OPINION I get it, as Harvey Milk famously said: “You gotta give them hope.” But how do you do that when the LGBT community you love so much is being priced and evicted out of the city?
When immigrants, people of color, artists, the poor and working-class, people with AIDS, seniors, persons with disabilities, and so many others are being pushed out — like you, Harvey, were forced out of your camera store and apartment on Castro Street when your rent was tripled.
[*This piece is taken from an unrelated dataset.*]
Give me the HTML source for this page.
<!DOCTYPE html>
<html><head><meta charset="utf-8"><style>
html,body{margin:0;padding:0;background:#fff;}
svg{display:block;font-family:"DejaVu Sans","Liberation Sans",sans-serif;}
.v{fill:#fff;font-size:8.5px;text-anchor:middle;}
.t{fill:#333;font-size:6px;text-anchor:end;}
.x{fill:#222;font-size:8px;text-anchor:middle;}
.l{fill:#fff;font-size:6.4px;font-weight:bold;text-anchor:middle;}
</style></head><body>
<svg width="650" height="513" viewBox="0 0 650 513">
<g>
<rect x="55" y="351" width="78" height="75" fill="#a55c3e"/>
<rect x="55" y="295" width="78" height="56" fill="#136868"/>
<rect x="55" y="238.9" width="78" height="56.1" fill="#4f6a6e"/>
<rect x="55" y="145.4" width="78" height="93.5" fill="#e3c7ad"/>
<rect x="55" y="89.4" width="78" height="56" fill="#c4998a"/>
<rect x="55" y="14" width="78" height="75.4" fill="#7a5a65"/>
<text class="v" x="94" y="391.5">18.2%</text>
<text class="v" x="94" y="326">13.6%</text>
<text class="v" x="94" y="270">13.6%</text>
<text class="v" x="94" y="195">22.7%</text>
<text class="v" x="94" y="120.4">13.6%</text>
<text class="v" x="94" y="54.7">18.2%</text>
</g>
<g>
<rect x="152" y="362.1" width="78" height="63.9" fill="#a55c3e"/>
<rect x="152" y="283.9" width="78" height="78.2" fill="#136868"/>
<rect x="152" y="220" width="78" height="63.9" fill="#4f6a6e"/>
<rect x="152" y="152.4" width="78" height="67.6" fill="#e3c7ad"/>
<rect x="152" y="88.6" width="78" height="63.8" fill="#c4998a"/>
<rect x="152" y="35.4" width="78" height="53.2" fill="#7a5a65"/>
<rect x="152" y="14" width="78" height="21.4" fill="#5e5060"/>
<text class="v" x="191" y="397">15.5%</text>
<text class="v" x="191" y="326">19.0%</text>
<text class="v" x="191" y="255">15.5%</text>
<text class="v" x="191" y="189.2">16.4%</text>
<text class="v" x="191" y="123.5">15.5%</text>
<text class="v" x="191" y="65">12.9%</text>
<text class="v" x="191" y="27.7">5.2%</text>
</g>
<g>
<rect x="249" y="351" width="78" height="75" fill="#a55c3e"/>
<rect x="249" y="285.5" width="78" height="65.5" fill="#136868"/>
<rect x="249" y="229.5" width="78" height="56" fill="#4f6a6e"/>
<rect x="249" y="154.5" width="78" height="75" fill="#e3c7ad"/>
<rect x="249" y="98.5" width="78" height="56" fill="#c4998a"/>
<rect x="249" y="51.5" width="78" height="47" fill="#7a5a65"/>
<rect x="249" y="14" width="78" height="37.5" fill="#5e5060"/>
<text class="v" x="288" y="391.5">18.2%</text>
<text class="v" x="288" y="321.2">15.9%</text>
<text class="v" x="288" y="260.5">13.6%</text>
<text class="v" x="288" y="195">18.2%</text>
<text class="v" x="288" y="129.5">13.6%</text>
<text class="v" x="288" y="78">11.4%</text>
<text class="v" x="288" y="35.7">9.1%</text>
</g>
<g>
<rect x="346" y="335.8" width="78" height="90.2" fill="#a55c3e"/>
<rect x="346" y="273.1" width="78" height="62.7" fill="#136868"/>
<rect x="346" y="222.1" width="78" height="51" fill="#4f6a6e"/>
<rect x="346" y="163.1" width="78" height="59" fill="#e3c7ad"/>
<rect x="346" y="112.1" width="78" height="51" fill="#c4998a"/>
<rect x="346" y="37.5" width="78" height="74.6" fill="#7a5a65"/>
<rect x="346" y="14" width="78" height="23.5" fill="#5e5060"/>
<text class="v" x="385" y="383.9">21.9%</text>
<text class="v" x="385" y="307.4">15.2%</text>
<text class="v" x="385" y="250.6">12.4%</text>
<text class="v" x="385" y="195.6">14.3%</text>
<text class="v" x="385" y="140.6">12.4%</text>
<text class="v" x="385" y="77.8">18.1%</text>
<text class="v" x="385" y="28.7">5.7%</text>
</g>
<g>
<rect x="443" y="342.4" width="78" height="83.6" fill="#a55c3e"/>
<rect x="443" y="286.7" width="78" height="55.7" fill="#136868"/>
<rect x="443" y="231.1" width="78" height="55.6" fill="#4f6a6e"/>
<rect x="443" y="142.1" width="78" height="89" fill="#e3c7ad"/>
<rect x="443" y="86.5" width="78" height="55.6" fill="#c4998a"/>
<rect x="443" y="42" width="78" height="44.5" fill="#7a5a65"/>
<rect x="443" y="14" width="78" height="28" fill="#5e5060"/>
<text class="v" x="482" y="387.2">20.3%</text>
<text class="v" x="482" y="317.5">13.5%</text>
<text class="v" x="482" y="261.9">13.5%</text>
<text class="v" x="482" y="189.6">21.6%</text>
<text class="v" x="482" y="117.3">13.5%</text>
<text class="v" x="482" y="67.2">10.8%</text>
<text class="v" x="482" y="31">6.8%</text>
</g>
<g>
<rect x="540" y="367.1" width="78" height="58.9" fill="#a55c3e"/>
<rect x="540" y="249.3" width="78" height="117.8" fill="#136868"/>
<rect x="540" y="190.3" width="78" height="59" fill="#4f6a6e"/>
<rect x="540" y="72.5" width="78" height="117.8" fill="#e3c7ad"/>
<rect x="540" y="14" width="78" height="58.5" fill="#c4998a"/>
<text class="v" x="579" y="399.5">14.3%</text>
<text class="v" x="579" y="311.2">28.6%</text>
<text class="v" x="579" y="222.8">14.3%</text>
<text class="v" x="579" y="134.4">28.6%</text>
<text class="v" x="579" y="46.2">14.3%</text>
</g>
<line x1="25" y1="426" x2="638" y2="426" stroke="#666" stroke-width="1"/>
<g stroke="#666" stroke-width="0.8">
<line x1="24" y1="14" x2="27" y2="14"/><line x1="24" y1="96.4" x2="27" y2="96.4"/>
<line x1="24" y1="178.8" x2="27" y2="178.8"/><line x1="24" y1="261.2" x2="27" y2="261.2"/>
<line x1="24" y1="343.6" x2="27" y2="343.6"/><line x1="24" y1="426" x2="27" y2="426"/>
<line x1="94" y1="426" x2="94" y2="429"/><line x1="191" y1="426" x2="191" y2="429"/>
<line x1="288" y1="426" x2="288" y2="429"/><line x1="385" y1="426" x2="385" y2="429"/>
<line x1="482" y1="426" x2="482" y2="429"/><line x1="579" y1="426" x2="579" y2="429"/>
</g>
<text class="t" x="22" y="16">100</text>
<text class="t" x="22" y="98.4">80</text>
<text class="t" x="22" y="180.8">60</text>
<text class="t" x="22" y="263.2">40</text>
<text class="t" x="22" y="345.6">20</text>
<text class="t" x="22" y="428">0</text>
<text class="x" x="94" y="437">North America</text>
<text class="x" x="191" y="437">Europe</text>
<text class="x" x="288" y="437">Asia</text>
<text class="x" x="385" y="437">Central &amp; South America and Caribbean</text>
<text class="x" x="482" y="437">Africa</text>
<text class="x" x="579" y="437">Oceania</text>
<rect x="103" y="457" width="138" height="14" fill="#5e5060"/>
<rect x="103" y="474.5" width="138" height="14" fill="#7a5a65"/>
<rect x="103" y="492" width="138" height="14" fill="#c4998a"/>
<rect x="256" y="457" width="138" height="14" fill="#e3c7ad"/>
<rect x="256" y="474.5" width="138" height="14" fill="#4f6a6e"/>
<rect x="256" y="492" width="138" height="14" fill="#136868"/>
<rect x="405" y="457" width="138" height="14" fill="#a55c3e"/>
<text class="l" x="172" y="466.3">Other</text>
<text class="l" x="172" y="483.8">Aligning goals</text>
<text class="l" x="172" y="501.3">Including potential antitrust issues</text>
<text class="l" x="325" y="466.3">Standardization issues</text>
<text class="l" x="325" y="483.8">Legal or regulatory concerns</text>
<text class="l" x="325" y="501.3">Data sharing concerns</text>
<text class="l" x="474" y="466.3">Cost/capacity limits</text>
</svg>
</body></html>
Just before an assassin’s bullet took you from us, you were preparing an anti-speculation tax to deal with the rising rents and displacement caused by speculators and real estate investors.
We tried to curb their dirty work via a state bill limiting use of the Ellis Act, but Democrats buckled in to pressure from the real estate industry that owns them. Shame on Democratic House Speaker Toni Atkins from San Diego, an out lesbian, whose inaction on the bill helped kill it.
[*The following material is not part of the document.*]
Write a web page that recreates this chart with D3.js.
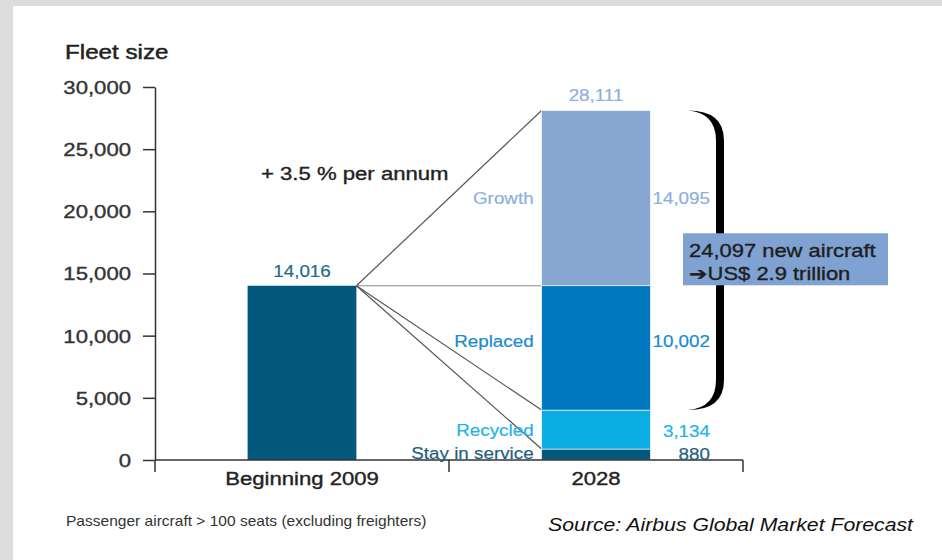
<!DOCTYPE html>
<html>
<head>
<meta charset="utf-8">
<script src="https://cdn.jsdelivr.net/npm/d3@7"></script>
<style>
  html, body { margin: 0; padding: 0; background: #dcdcdc; }
  svg { display: block; }
  text { font-family: "Liberation Sans", Arial, Helvetica, sans-serif; }
</style>
</head>
<body>
<svg id="chart" width="942" height="560"></svg>
<script>
// ---------- data ----------
const categories = ["Beginning 2009", "2028"];
const fleet2009 = 14016;
const segmentNames = ["Stay in service", "Recycled", "Replaced", "Growth"];
const values2028 = [880, 3134, 10002, 14095];
const segmentColors = ["#04587c", "#0badE3", "#0079c1", "#87a7d3"];
const labelColors = ["#1f5f80", "#22b3e8", "#1a8ad2", "#8db0dc"];
const yTicks = [0, 5000, 10000, 15000, 20000, 25000, 30000];
const newAircraftCount = 24097;
const boxLines = ["24,097 new aircraft", "\u2794US$ 2.9 trillion"];
const growthNote = "+ 3.5 % per annum";
const yTitle = "Fleet size";
const footNote = "Passenger aircraft > 100 seats (excluding freighters)";
const sourceNote = "Source: Airbus Global Market Forecast";

// ---------- setup ----------
const svg = d3.select("#chart");
svg.append("rect").attr("x", 0).attr("y", 0).attr("width", 942).attr("height", 560).attr("fill", "#dcdcdc");
svg.append("rect").attr("x", 13).attr("y", 6).attr("width", 929).attr("height", 554).attr("fill", "#ffffff");

const y = d3.scaleLinear().domain([0, 30000]).range([460, 87]);
const x = d3.scaleBand().domain(categories).range([155, 743]).paddingInner(0.63).paddingOuter(0.315);
const bw = x.bandwidth();
const fmt = d3.format(",");

function txt(g, x0, y0, s, o) {
  return g.append("text")
    .attr("transform", `translate(${x0},${y0}) scale(${o.sx || 1},1)`)
    .attr("text-anchor", o.anchor || "start")
    .attr("font-size", o.size)
    .attr("font-style", o.style || "normal")
    .attr("font-weight", o.weight || "normal")
    .attr("fill", o.fill || "#222")
    .attr("stroke", o.bold ? (o.fill || "#222") : "none")
    .attr("stroke-width", o.bold || 0)
    .text(s);
}

// cumulative stack for 2028
let acc = 0;
const stack = values2028.map((v, i) => {
  const s = { name: segmentNames[i], value: v, y0: acc, y1: acc + v, color: segmentColors[i], lc: labelColors[i] };
  acc += v;
  return s;
});
const total2028 = acc;

// ---------- connector lines ----------
const gl = svg.append("g");
const xFrom = x(categories[0]) + bw;
const xTo = x(categories[1]);
const targets = [total2028, fleet2009, stack[1].y1, stack[0].y1];
targets.forEach(v => {
  gl.append("line")
    .attr("x1", xFrom).attr("y1", y(fleet2009))
    .attr("x2", xTo).attr("y2", y(v))
    .attr("stroke", v === fleet2009 ? "#8a8a8a" : "#555")
    .attr("stroke-width", 1.2);
});

// ---------- bars ----------
svg.append("rect")
  .attr("x", x(categories[0])).attr("width", bw)
  .attr("y", y(fleet2009)).attr("height", y(0) - y(fleet2009))
  .attr("fill", "#04587c");

svg.append("g").selectAll("rect").data(stack).join("rect")
  .attr("x", x(categories[1])).attr("width", bw)
  .attr("y", d => y(d.y1)).attr("height", d => y(d.y0) - y(d.y1))
  .attr("fill", d => d.color)
  .attr("stroke", "#ffffff").attr("stroke-width", 0.6);

// ---------- axes ----------
const yAxis = d3.axisLeft(y).tickValues(yTicks).tickSize(12).tickSizeOuter(0).tickFormat(fmt);
const gy = svg.append("g").attr("transform", "translate(155,0)").call(yAxis);
gy.select(".domain").attr("stroke", "#333").attr("stroke-width", 1.5);
gy.selectAll(".tick line").attr("stroke", "#333").attr("stroke-width", 1.5);
gy.selectAll(".tick text")
  .attr("x", 0).attr("dy", "0.36em")
  .attr("transform", "translate(-24,0) scale(1.23,1)")
  .attr("font-size", 18).attr("fill", "#333")
  .attr("stroke", "#333").attr("stroke-width", 0.35)
  .attr("font-family", "'Liberation Sans', Arial, sans-serif");

const gx = svg.append("g");
const [r0, r1] = x.range();
gx.append("line").attr("x1", r0).attr("x2", r1).attr("y1", y(0)).attr("y2", y(0))
  .attr("stroke", "#333").attr("stroke-width", 1.5);
d3.range(categories.length + 1).forEach(i => {
  const xx = r0 + i * x.step();
  gx.append("line").attr("x1", xx).attr("x2", xx).attr("y1", y(0)).attr("y2", y(0) + 12)
    .attr("stroke", "#333").attr("stroke-width", 1.5);
});
categories.forEach(c => {
  txt(gx, x(c) + bw / 2, 485, c, { size: 18, sx: 1.23, anchor: "middle", fill: "#222", bold: 0.35 });
});

// ---------- labels ----------
txt(svg, 65, 59, yTitle, { size: 19.5, sx: 1.24, fill: "#222", bold: 0.45 });
txt(svg, 261, 180, growthNote, { size: 18, sx: 1.23, fill: "#222", bold: 0.35 });

txt(svg, x(categories[0]) + bw / 2, y(fleet2009) - 9, fmt(fleet2009), { size: 16.5, sx: 1.14, anchor: "middle", fill: "#1f6b8c", bold: 0.2 });
txt(svg, x(categories[1]) + bw / 2, y(total2028) - 9, fmt(total2028), { size: 16.5, sx: 1.14, anchor: "middle", fill: labelColors[3], bold: 0.2 });

const nameOffset = [4, 6, -1, 6];
stack.forEach((d, i) => {
  const cy = (y(d.y0) + y(d.y1)) / 2;
  const by = i === 0 ? 459 : cy + nameOffset[i];
  txt(svg, x(categories[1]) - 8, by, d.name, { size: 16.5, sx: 1.14, anchor: "end", fill: d.lc, bold: 0.2 });
  txt(svg, 710, i === 0 ? 460 : (i === 1 ? 437 : cy + nameOffset[i]), fmt(d.value), { size: 16.5, sx: 1.14, anchor: "end", fill: d.lc, bold: 0.2 });
});

// ---------- brace ----------
const by0 = y(total2028), by1 = y(stack[1].y1), bym = (by0 + by1) / 2;
const xL = 688, xS = 720, w = 8, xM = 732, h = 30;
const xSr = xS + w / 2, xSl = xS - w / 2;
const bracePath = [
  `M${xL},${by0}`,
  `Q${xSr},${by0} ${xSr},${by0 + h}`,
  `L${xSr},${bym - h}`,
  `Q${xSr},${bym} ${xM},${bym}`,
  `Q${xSr},${bym} ${xSr},${bym + h}`,
  `L${xSr},${by1 - h}`,
  `Q${xSr},${by1} ${xL},${by1}`,
  `Q${xSl},${by1 - 2.5} ${xSl},${by1 - h}`,
  `L${xSl},${bym + h}`,
  `Q${xSl},${bym} ${xM},${bym}`,
  `Q${xSl},${bym} ${xSl},${bym - h}`,
  `L${xSl},${by0 + h}`,
  `Q${xSl},${by0 + 2.5} ${xL},${by0}`,
  "Z"
].join(" ");
svg.append("path").attr("d", bracePath).attr("fill", "#000");

// ---------- callout box ----------
const gb = svg.append("g");
gb.append("rect").attr("x", 683).attr("y", bym - 27).attr("width", 205).attr("height", 52)
  .attr("fill", "#7fa2d2");
txt(gb, 689, bym - 3, boxLines[0], { size: 18, sx: 1.22, fill: "#1e1e1e", bold: 0.35 });
txt(gb, 689, bym + 20, boxLines[1], { size: 18, sx: 1.22, fill: "#1e1e1e", bold: 0.35 });

// ---------- footer ----------
txt(svg, 66, 526, footNote, { size: 14, sx: 1.11, fill: "#333" });
txt(svg, 913, 531, sourceNote, { size: 18, sx: 1.18, anchor: "end", style: "italic", fill: "#111" });
</script>
</body>
</html>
Our only hope is the anti-speculation tax on the November ballot. Brian Basinger of the AIDS Housing Alliance is calling it the Harvey Milk Anti-Speculation Tax.
The stakes are high right now. Our housing crisis is destroying our community. According to the Anti-Eviction Mapping Project, which tracks displacement throughout the city, District 8 (which includes the Castro) has the highest rate of Ellis Act and Owner Move-In evictions, almost 2,000 units emptied since 1997. That doesn’t include buyouts and threats of evictions, de facto evictions that have pushed out many more, most of them tenants with AIDS. Far too many people with AIDS are homeless in a city that used to be called the “model of caring.”
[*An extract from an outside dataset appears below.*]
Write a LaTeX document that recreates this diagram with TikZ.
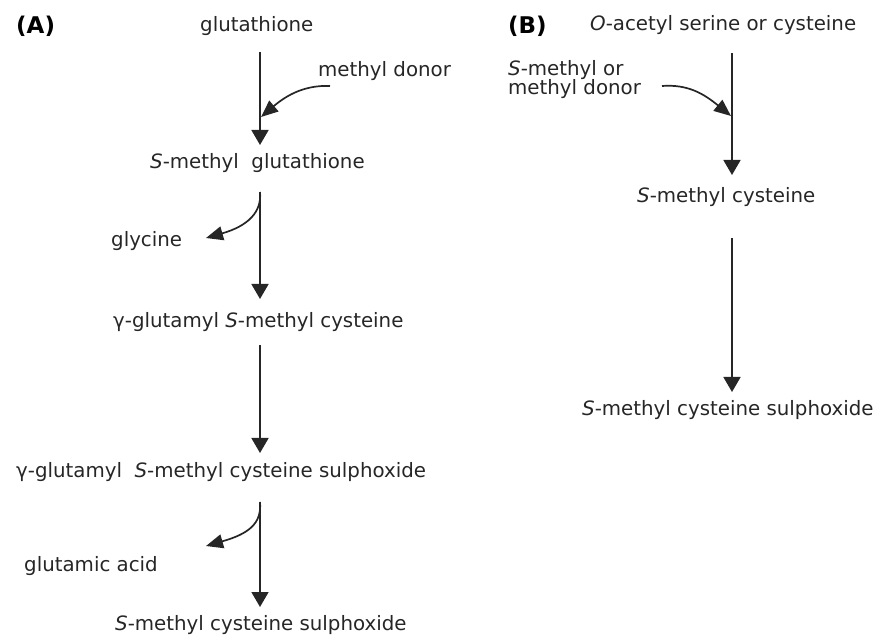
\documentclass[tikz,border=0pt]{standalone}
\usepackage{fontspec}
\setmainfont{DejaVu Sans}
\usetikzlibrary{arrows.meta}
\tikzset{
  lbl/.style={inner sep=0pt, anchor=base west, font=\fontsize{19.8}{23}\selectfont, text=black!85},
  tag/.style={inner sep=0pt, anchor=base west, font=\fontsize{23}{26}\selectfont\bfseries},
  arr/.style={line width=1.7pt, draw=black!85, -{Triangle[width=17pt,length=15pt]}},
  carr/.style={line width=1.7pt, draw=black!85, -{Triangle[width=14pt,length=17pt]}}
}
\begin{document}
\begin{tikzpicture}[x=1pt,y=-1pt]
\useasboundingbox (0,0) rectangle (879,636);
% labels
\node[tag] (tA) at (16,34) {(A)};
\node[tag] (tB) at (508,34) {(B)};
% column A
\node[lbl] (glu) at (200,32) {glutathione};
\node[lbl] (md) at (318,77) {methyl donor};
\node[lbl] (smg) at (150,169) {\textit{S}-methyl\ \ glutathione};
\node[lbl] (gly) at (111,247) {glycine};
\node[lbl] (ggsmc) at (113,328) {γ-glutamyl \textit{S}-methyl cysteine};
\node[lbl] (ggsmcs) at (16,478) {γ-glutamyl\ \ \textit{S}-methyl cysteine sulphoxide};
\node[lbl] (ga) at (24,571) {glutamic acid};
\node[lbl] (smcsA) at (115,630) {\textit{S}-methyl cysteine sulphoxide};
% column B
\node[lbl] (oas) at (590,31) {\textit{O}-acetyl serine or cysteine};
\node[lbl] (smd) at (508,76) {\textit{S}-methyl or};
\node[lbl] (smd2) at (508,95) {methyl donor};
\node[lbl] (smc) at (637,203) {\textit{S}-methyl cysteine};
\node[lbl] (smcsB) at (582,416) {\textit{S}-methyl cysteine sulphoxide};
% connector end points
\coordinate (a1s) at (260,52);  \coordinate (a1e) at (260,145);
\coordinate (a2s) at (260,192); \coordinate (a2e) at (260,299);
\coordinate (a3s) at (260,345); \coordinate (a3e) at (260,453);
\coordinate (a4s) at (260,502); \coordinate (a4e) at (260,607);
\coordinate (b1s) at (732,53);  \coordinate (b1e) at (732,175);
\coordinate (b2s) at (732,238); \coordinate (b2e) at (732,392);
\coordinate (mds) at (330,86);  \coordinate (mde) at (261,117);
\coordinate (glyt) at (206,238);
\coordinate (gat) at (206,546);
\coordinate (smds) at (662,86); \coordinate (smde) at (731,116);
% main arrows
\draw[arr] (a1s) -- (a1e);
\draw[arr] (a2s) -- (a2e);
\draw[arr] (a3s) -- (a3e);
\draw[arr] (a4s) -- (a4e);
\draw[arr] (b1s) -- (b1e);
\draw[arr] (b2s) -- (b2e);
% side arrows
\draw[carr] (mds) .. controls (306,85) and (288,94) .. (mde);
\draw[carr] (a2s) .. controls (262,212) and (248,226) .. (glyt);
\draw[carr] (a4s) .. controls (262,524) and (248,534) .. (gat);
\draw[carr] (smds) .. controls (688,84) and (704,94) .. (smde);
\end{tikzpicture}
\end{document}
The motive for these evictions is obvious. A two-bedroom across the street from my Castro apartment rents for $4,200. An apartment above the new Whole Foods at Sanchez and Market can cost you as much as $8,000. A month! I don’t want to upset you, Harvey, so I won’t tell you how high commercial rents are, and how poorly neighborhood businesses are faring these days.
The economic disparity has never been greater. Two Williams Institute studies show that our community is as poor as, and in some instances poorer than, other communities. In our city’s latest homeless count, 29 percent of respondents identified as LGBT and an additional 3 percent as transgender. Other reports say that 40 percent of the city’s homeless youth are queer.
Forget Altoona, that homeless queer kid in the Haight or Castro needs a sense of hope. We have a sit/lie law similar to the one you opposed that prevents these kids from getting subsidized housing if they have an unpaid citation. They sleep in the park because they’re not safe in the shelters. Sadly, Human Rights Campaign and Equality California have never made them — or the poor — a priority.
Cranes and rainbow flags may be all the rage in Upper Market these days, but what’s being built will not be affordable to homeless, poor, or working class (even some middle-class) people. The Castro has only one affordable housing project in the pipeline: 110 units for LGBT seniors at 55 Laguna. Our D8 supervisor and City Hall have let us down big time.
Harvey, I want to think that 10 years from now, our community will still have the Castro as a refuge. I want to believe that poverty, homelessness, and hunger will be greatly reduced. That we can stop the evictions. That we can give young people a piece of the dream. That we can provide seniors a secure place to spend their final days. That we can have elected officials who truly represent us, as you did.
I really want to have hope.
Tommi Avicolli Mecca, a longtime queer and housing rights activist (and an organizer of the first Philadelphia Pride march in 1972), is a grand marshal of this year’s Pride Parade.